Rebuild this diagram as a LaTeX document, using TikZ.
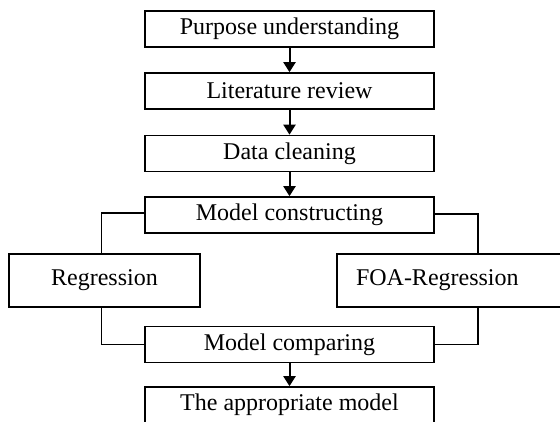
\documentclass[tikz,border=0pt]{standalone}
\usepackage{fontspec}
\setmainfont{Liberation Serif}
\usetikzlibrary{arrows.meta}

\begin{document}
\begin{tikzpicture}[x=1pt,y=-1pt,line width=1.6pt,
    stepbox/.style={draw,minimum width=289pt,minimum height=36pt,inner sep=0pt,
        font=\fontsize{24}{28}\selectfont},
    sidebox/.style={stepbox,minimum width=191pt,minimum height=53pt},
    flow/.style={line width=2pt,-{Triangle[width=12pt,length=10pt]}}]
    \clip (0,0) rectangle (560,421);
    \node[stepbox] (purpose) at (289.5,29) {Purpose understanding};
    \node[stepbox] (review) at (289.5,91) {Literature review};
    \node[stepbox] (clean) at (289.5,153.5) {Data cleaning};
    \node[stepbox] (construct) at (289.5,215) {Model constructing};
    \node[sidebox] (reg) at (104.5,280.5) {Regression};
    \node[sidebox,minimum width=250pt,text width=212pt,align=left,inner xsep=19pt]
        (foa) at (462,280.5) {FOA-Regression};
    \node[stepbox] (compare) at (289.5,344.5) {Model comparing};
    \node[stepbox] (model) at (289.5,405) {The appropriate model};
    \coordinate (foatop) at ([xshift=142pt]foa.north west);
    \coordinate (foabot) at ([xshift=142pt]foa.south west);
    % main chain
    \draw[flow] (purpose) -- (review);
    \draw[flow] (review) -- (clean);
    \draw[flow] (clean) -- (construct);
    \draw[flow] (compare) -- (model);
    % two branches
    \draw ([yshift=2pt]construct.west) -| ([xshift=-3pt]reg.north);
    \draw ([yshift=1pt]construct.east) -| (foatop);
    \draw ([xshift=-3pt]reg.south) |- (compare.west);
    \draw (foabot) |- (compare.east);
\end{tikzpicture}
\end{document}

====

### [Job]
Quote the data exactly, leaving every image out of the copy.

### [Response to this task]
Rebuild this diagram as a LaTeX document, using TikZ.
\documentclass[tikz,border=0pt]{standalone}
\usepackage{fontspec}
\setmainfont{Liberation Serif}
\usetikzlibrary{arrows.meta}

\begin{document}
\begin{tikzpicture}[x=1pt,y=-1pt,line width=1.6pt,
    stepbox/.style={draw,minimum width=289pt,minimum height=36pt,inner sep=0pt,
        font=\fontsize{24}{28}\selectfont},
    sidebox/.style={stepbox,minimum width=191pt,minimum height=53pt},
    flow/.style={line width=2pt,-{Triangle[width=12pt,length=10pt]}}]
    \clip (0,0) rectangle (560,421);
    \node[stepbox] (purpose) at (289.5,29) {Purpose understanding};
    \node[stepbox] (review) at (289.5,91) {Literature review};
    \node[stepbox] (clean) at (289.5,153.5) {Data cleaning};
    \node[stepbox] (construct) at (289.5,215) {Model constructing};
    \node[sidebox] (reg) at (104.5,280.5) {Regression};
    \node[sidebox,minimum width=250pt,text width=212pt,align=left,inner xsep=19pt]
        (foa) at (462,280.5) {FOA-Regression};
    \node[stepbox] (compare) at (289.5,344.5) {Model comparing};
    \node[stepbox] (model) at (289.5,405) {The appropriate model};
    \coordinate (foatop) at ([xshift=142pt]foa.north west);
    \coordinate (foabot) at ([xshift=142pt]foa.south west);
    % main chain
    \draw[flow] (purpose) -- (review);
    \draw[flow] (review) -- (clean);
    \draw[flow] (clean) -- (construct);
    \draw[flow] (compare) -- (model);
    % two branches
    \draw ([yshift=2pt]construct.west) -| ([xshift=-3pt]reg.north);
    \draw ([yshift=1pt]construct.east) -| (foatop);
    \draw ([xshift=-3pt]reg.south) |- (compare.west);
    \draw (foabot) |- (compare.east);
\end{tikzpicture}
\end{document}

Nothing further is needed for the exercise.